- Directed by: Elmer Clifton
- Written by: George Arthur Durlam; Fred McConnell;
- Produced by: Max Alexander; George R. Batcheller; George M. Merrick; Alfred Stern;
- Starring: Ann Corio Jack La Rue Ian MacDonald
- Cinematography: Edward Linden
- Edited by: Charles Henkel Jr.
- Production company: Merrick-Alexander Productions
- Distributed by: Producers Releasing Corporation
- Release date: December 5, 1941;
- Running time: 68 minutes
- Country: United States
- Language: English

= Swamp Woman =

1941 film by Elmer Clifton

Swamp Woman is a 1941 American drama film directed by Elmer Clifton and starring Ann Corio, Jack La Rue and Ian MacDonald. It was made as an independent production and distributed by Producers Releasing Corporation.

==Synopsis ==
The movie depicts the journey of three individuals rushing through the vast swamplands. These include honky-tonk dancer Annabelle Tollington, the opportunistic promoter "Flash" Bland, who is after Annabelle, and Jeff Carter, a fugitive trying to evade the police lieutenant's tracking dogs. After escaping the law, Jeff reaches the cabin of Lizbet Tollington, Annabelle's niece, and the fiancée of trapper Pete Oliver, who is Annabelle's former lover. To avoid detection, Lizbet conceals Jeff from the law. Meanwhile, Annabelle informs Pete that Lizbet is sheltering a man in her cabin to break their engagement, which infuriates Pete. However, after realizing Lizbet's love for Jeff, Pete agrees to aid the fugitive. When Rance finally arrives, he identifies Annabelle as the legendary "Swamp Woman".

== Cast ==
- Ann Corio as Annabelle Tollington
- Jack La Rue as Pierre Pertinax Pontineau Briand Broussicourt d'Olivier, aka Pete Oliver
- Mary Hull as Lizbet Tollington
- Ian MacDonald as Det. Lt.
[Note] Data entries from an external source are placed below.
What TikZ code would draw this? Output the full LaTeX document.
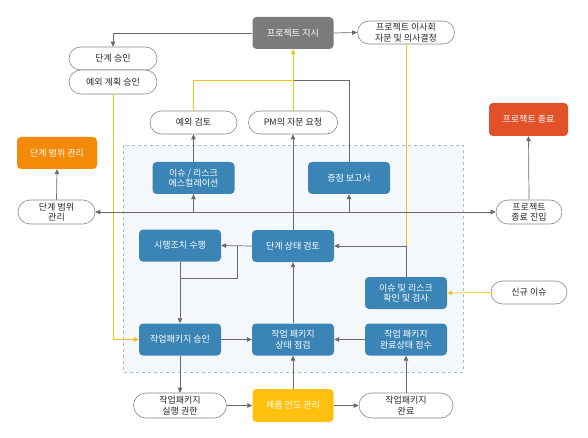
\documentclass[tikz,border=0pt]{standalone}
\usepackage{fontspec}
\setmainfont{Noto Sans CJK KR}
\usetikzlibrary{shapes.misc,arrows.meta}
\definecolor{blu}{HTML}{3B84B6}
\definecolor{gry}{HTML}{7B7B7B}
\definecolor{org}{HTML}{F48A08}
\definecolor{red}{HTML}{E1522A}
\definecolor{yel}{HTML}{FFC10E}
\definecolor{linec}{HTML}{6A6A6A}
\definecolor{yline}{HTML}{F4C21A}
\definecolor{pillc}{HTML}{8A8A8A}
\definecolor{regionc}{HTML}{F4F8FB}
\definecolor{dashc}{HTML}{A9BCCC}
\begin{document}
\begin{tikzpicture}[x=1pt,y=-1pt,
  font=\fontsize{9}{10.5}\selectfont,
  box/.style={rounded corners=4pt, minimum width=82pt, minimum height=32pt, text=white, align=center, inner sep=1pt},
  bluebox/.style={box, fill=blu},
  pill/.style={rounded rectangle, draw=pillc, line width=0.6pt, fill=white, minimum height=23pt, align=center, inner sep=1pt, text=black!85},
  arr/.style={-{Triangle[length=5pt,width=4.5pt]}, draw=linec, line width=0.7pt},
  ln/.style={draw=linec, line width=0.7pt},
  yarr/.style={-{Triangle[length=5pt,width=4.5pt]}, draw=yline, line width=0.7pt},
  yln/.style={draw=yline, line width=0.7pt}]
\useasboundingbox (0,0) rectangle (588,438);
\fill[white] (0,0) rectangle (588,438);
\draw[dashed, draw=dashc, fill=regionc, line width=0.5pt] (123,145) rectangle (463,372);

% top
\node[box, fill=gry, minimum width=81pt] (dir) at (293,33) {프로젝트 지시};
\node[pill, minimum width=99pt] (board) at (406,32.5) {프로젝트 이사회\\자문 및 의사결정};
\node[pill, minimum width=90pt] (apv) at (113,58.5) {단계 승인};
\node[pill, minimum width=90pt, minimum height=24pt] (exapv) at (113,82) {예외 계획 승인};
\node[pill, minimum width=89pt] (exrev) at (193.5,122.5) {예외 검토};
\node[pill, minimum width=91pt] (pmreq) at (293,122.5) {PM의 자문 요청};

% sides
\node[box, fill=org, minimum width=80pt] (scopeb) at (57,153) {단계 범위 관리};
\node[pill, minimum width=79pt, minimum height=24pt] (scopep) at (56.5,212) {단계 범위\\관리};
\node[box, fill=red, minimum width=79pt, minimum height=33pt] (endb) at (528.5,119.5) {프로젝트 종료};
\node[pill, minimum width=68pt, minimum height=24pt] (endp) at (529,212) {프로젝트\\종료 진입};
\node[pill, minimum width=78pt] (newi) at (529,292.5) {신규 이슈};

% inner blue boxes
\node[bluebox] (esc) at (193.5,178) {이슈 / 리스크\\에스컬레이션};
\node[bluebox] (hl) at (349,178) {증점 보고서};
\node[bluebox] (act) at (180,245.5) {시행조치 수행};
\node[bluebox] (rev) at (293,246) {단계 상태 검토};
\node[bluebox] (iss) at (406,293) {이슈 및 리스크\\확인 및 검사};
\node[bluebox] (wpa) at (180,339.5) {작업패키지 승인};
\node[bluebox] (wps) at (293,339.5) {작업 패키지\\상태 점검};
\node[bluebox] (wpc) at (406,339.5) {작업 패키지\\완료상태 접수};

% bottom
\node[pill, minimum width=95pt, minimum height=25pt] (auth) at (180,405.5) {작업패키지\\실행 권한};
\node[box, fill=yel, minimum width=81pt, minimum height=33pt] (deliv) at (293,405.5) {제품 인도 관리};
\node[pill, minimum width=96pt, minimum height=25pt] (done) at (406,405.5) {작업패키지\\완료};

\coordinate (ym) at (293,80);
\coordinate (hub) at (293,212);
\coordinate (j1) at (237,246);
\coordinate (j2) at (180,278);

% connectors
\draw[arr] (dir.west) -| (apv.north);
\draw[arr] (dir.east) -- (board.west);
\draw[yarr] (exapv.south) |- (wpa.west);
\draw[yln] (exrev.north) |- (ym);
\draw[ln] (hl.north) |- (ym);
\draw[yarr] (pmreq.north) -- (dir.south);
\draw[yln] (board.south) -- (board.south |- rev.east);
\draw[arr] (iss.north) |- (rev.east);
\draw[arr] (rev.north) -- (pmreq.south);
\draw[arr] (hub) -- (scopep.east);
\draw[arr] (hub) -- (endp.west);
\draw[arr] (esc.south |- hub) -- (esc.south);
\draw[arr] (hl.south |- hub) -- (hl.south);
\draw[arr] (esc.north) -- (exrev.south);
\draw[arr] (scopep.north) -- (scopeb.south);
\draw[arr] (endp.north) -- (endb.south);
\draw[yarr] (newi.west) -- (iss.east);
\draw[arr] (rev.west) -- (act.east);
\draw[ln] (j1) |- (j2);
\draw[arr] (act.south) -- (wpa.north);
\draw[arr] (wps.north) -- (rev.south);
\draw[arr] (wpa.east) -- (wps.west);
\draw[arr] (wpc.west) -- (wps.east);
\draw[arr] (wpa.south) -- (auth.north);
\draw[arr] (auth.east) -- (deliv.west);
\draw[arr] (deliv.east) -- (done.west);
\draw[arr] (deliv.north) -- (wps.south);
\draw[arr] (done.north) -- (wpc.south);
\end{tikzpicture}
\end{document}
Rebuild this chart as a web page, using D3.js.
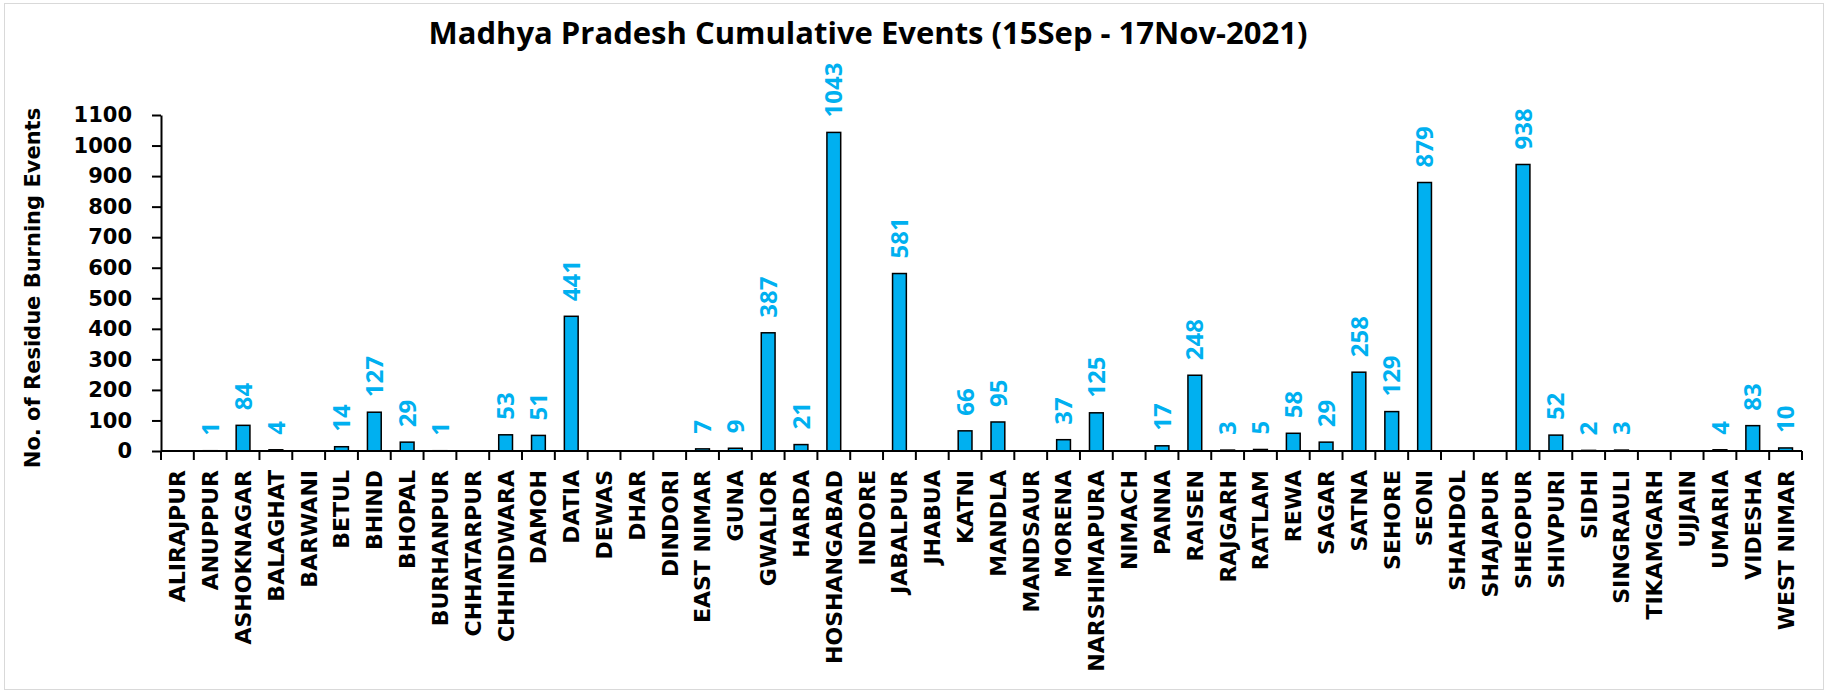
<!DOCTYPE html>
<html>
<head>
<meta charset="utf-8">
<script src="https://cdn.jsdelivr.net/npm/d3@7"></script>
<style>
  body { margin: 0; background: #fff; }
  svg { display: block; }
</style>
</head>
<body>
<svg id="chart" width="1827" height="692"></svg>
<script>
const districts = ["ALIRAJPUR", "ANUPPUR", "ASHOKNAGAR", "BALAGHAT", "BARWANI", "BETUL", "BHIND", "BHOPAL",
    "BURHANPUR", "CHHATARPUR", "CHHINDWARA", "DAMOH", "DATIA", "DEWAS", "DHAR", "DINDORI", "EAST NIMAR",
    "GUNA", "GWALIOR", "HARDA", "HOSHANGABAD", "INDORE", "JABALPUR", "JHABUA", "KATNI", "MANDLA",
    "MANDSAUR", "MORENA", "NARSHIMAPURA", "NIMACH", "PANNA", "RAISEN", "RAJGARH", "RATLAM", "REWA",
    "SAGAR", "SATNA", "SEHORE", "SEONI", "SHAHDOL", "SHAJAPUR", "SHEOPUR", "SHIVPURI", "SIDHI",
    "SINGRAULI", "TIKAMGARH", "UJJAIN", "UMARIA", "VIDESHA", "WEST NIMAR"];

// null = no events reported (no bar, no label)
const events = [null, 1, 84, 4, null, 14, 127, 29,
    1, null, 53, 51, 441, null, null, null, 7,
    9, 387, 21, 1043, null, 581, null, 66, 95,
    null, 37, 125, null, 17, 248, 3, 5, 58,
    29, 258, 129, 879, null, null, 938, 52, 2,
    3, null, null, 4, 83, 10];

const yTicks = [0, 100, 200, 300, 400, 500, 600, 700, 800, 900, 1000, 1100];

const title = "Madhya Pradesh Cumulative Events (15Sep - 17Nov-2021)";
const yTitle = "No. of Residue Burning Events";

const margin = {top: 115, right: 25, bottom: 241, left: 161};
const width = 1827, height = 692;
const blue = "#00B0F0";

const svg = d3.select("#chart");

// outer chart border
svg.append("rect")
    .attr("x", 4.5).attr("y", 3.5)
    .attr("width", width - 8).attr("height", height - 6)
    .attr("fill", "#fff")
    .attr("stroke", "#d9d9d9");

const x = d3.scaleBand()
    .domain(districts)
    .range([margin.left, width - margin.right])
    .padding(0);

const y = d3.scaleLinear()
    .domain([0, 1100])
    .range([height - margin.bottom, margin.top]);

const data = districts.map((d, i) => ({name: d, value: events[i]}));
const barW = x.bandwidth() * 0.42;

// bars
svg.append("g")
    .selectAll("rect")
    .data(data.filter(d => d.value !== null))
    .join("rect")
    .attr("x", d => x(d.name) + (x.bandwidth() - barW) / 2)
    .attr("y", d => y(d.value))
    .attr("width", barW)
    .attr("height", d => y(0) - y(d.value))
    .attr("fill", blue)
    .attr("stroke", "#000")
    .attr("stroke-width", 1.5);

// value labels
svg.append("g")
    .selectAll("text")
    .data(data.filter(d => d.value !== null))
    .join("text")
    .attr("transform", d => `translate(${x(d.name) + x.bandwidth() / 2},${y(d.value) - 15}) rotate(-90)`)
    .attr("dy", "0.36em")
    .attr("fill", blue)
    .style("font-family", "'Open Sans', sans-serif")
    .style("font-weight", "bold")
    .style("font-size", "24px")
    .text(d => d.value);

// y axis
const yAxis = svg.append("g")
    .attr("transform", `translate(${margin.left},0)`)
    .call(d3.axisLeft(y).tickValues(yTicks).tickFormat(d3.format("d"))
        .tickSize(9).tickPadding(20).tickSizeOuter(0));
yAxis.selectAll("text")
    .style("font-family", "'DejaVu Sans', sans-serif")
    .style("font-weight", "bold")
    .style("font-size", "21px")
    .attr("fill", "#000");
yAxis.selectAll("line, path").attr("stroke", "#000").attr("stroke-width", 2);

// x axis: ticks on category boundaries
const xAxis = svg.append("g")
    .attr("transform", `translate(0,${y(0)})`);
xAxis.append("line")
    .attr("x1", margin.left).attr("x2", width - margin.right)
    .attr("stroke", "#000").attr("stroke-width", 2);
xAxis.selectAll(".tick")
    .data(districts.concat(["_end"]))
    .join("line")
    .attr("x1", (d, i) => i < districts.length ? x(d) : x.range()[1])
    .attr("x2", (d, i) => i < districts.length ? x(d) : x.range()[1])
    .attr("y1", 0).attr("y2", 9)
    .attr("stroke", "#000").attr("stroke-width", 2);
xAxis.selectAll("text")
    .data(districts)
    .join("text")
    .attr("transform", d => `translate(${x(d) + x.bandwidth() / 2},19) rotate(-90)`)
    .attr("dy", "0.36em")
    .attr("text-anchor", "end")
    .style("font-family", "'DejaVu Sans', sans-serif")
    .style("font-weight", "bold")
    .style("font-size", "22px")
    .text(d => d);

// axis title
svg.append("text")
    .attr("transform", `translate(40,${(y(0) + y(1100)) / 2 + 5}) rotate(-90)`)
    .attr("text-anchor", "middle")
    .style("font-family", "'DejaVu Sans', sans-serif")
    .style("font-weight", "bold")
    .style("font-size", "21px")
    .text(yTitle);

// chart title
svg.append("text")
    .attr("x", 868)
    .attr("y", 44)
    .attr("text-anchor", "middle")
    .style("font-family", "'Open Sans', sans-serif")
    .style("font-weight", "bold")
    .style("font-size", "31px")
    .text(title);
</script>
</body>
</html>
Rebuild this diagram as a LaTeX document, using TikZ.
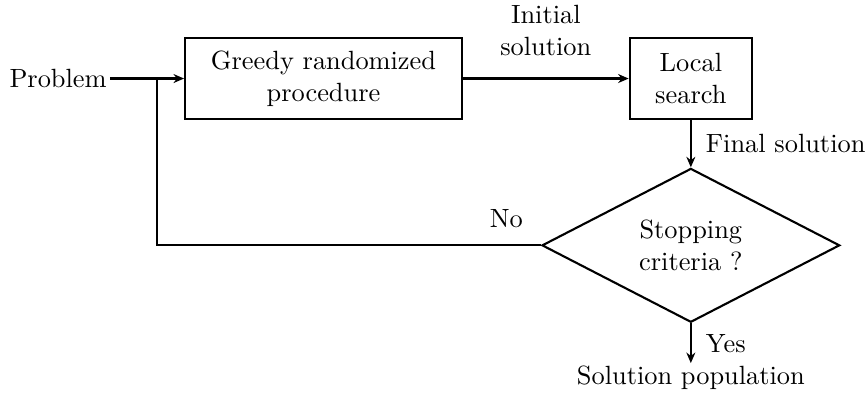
\documentclass[tikz,border=0pt]{standalone}
\usepackage{tikz}
\usetikzlibrary{positioning,shapes.geometric,arrows.meta}

\begin{document}
\begin{tikzpicture}[
    block/.style={draw, line width=0.8pt, align=center, minimum height=1.08cm},
    decision/.style={draw, diamond, line width=0.8pt, align=center, inner sep=0pt,
      minimum width=3.97cm, minimum height=2.04cm},
    flow/.style={line width=0.8pt, -{Stealth[length=4pt,width=3.4pt]}},
    node distance=1cm]
  \useasboundingbox (0,0) rectangle (11.56,-5.373);
  \node[block, minimum width=3.69cm] (greedy) at (4.313,-1.047) {Greedy randomized\\procedure};
  \node[block, minimum width=1.63cm, right=2.21cm of greedy] (local) {Local\\search};
  \node[decision, below=0.63cm of local] (stop) {Stopping\\criteria ?};
  \node[inner sep=1pt, left=0.99cm of greedy] (problem) {Problem};
  \node[inner sep=1pt, below=0.53cm of stop] (population) {Solution population};
  \coordinate[right=0.63cm of problem.east] (join);

  \draw[flow] (problem) -- (greedy);
  \draw[flow] (greedy) -- node[above=5pt, align=center] {Initial\\solution} (local);
  \draw[flow] (local) -- node[right=2pt] {Final solution} (stop);
  \draw[flow] (stop) -- node[right=2pt] {Yes} (population);
  \draw[line width=0.8pt] (stop.west) -| node[pos=0.045, above=3pt] {No} (join);
\end{tikzpicture}
\end{document}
Rance
- Jay Novello as 'Flash' Brand
- Richard Deane as Jeff Carter
- Lois Austin as Mary Tollington
- Earl Gunn as Jed Tollington
- Guy Wilkerson as Abner Enderberry
- Jimmy Aubrey as Tod Appleby
- Carlin Sturtevant as Granny Grundy
- Ernie Adams as Spratt
- Frank Hagney as Guard

==Bibliography==
- Campbell, Edward D.C. The Celluloid South: Hollywood and the Southern Myth. University of Tennessee Press, 2003.
- Fetrow, Alan G. Feature Films, 1940-1949: a United States Filmography. McFarland, 1994.
- Okuda, Ted. Grand National, Producers Releasing Corporation, and Screen Guild/Lippert: Complete Filmographies with Studio Histories. cFarland & Company, 1989.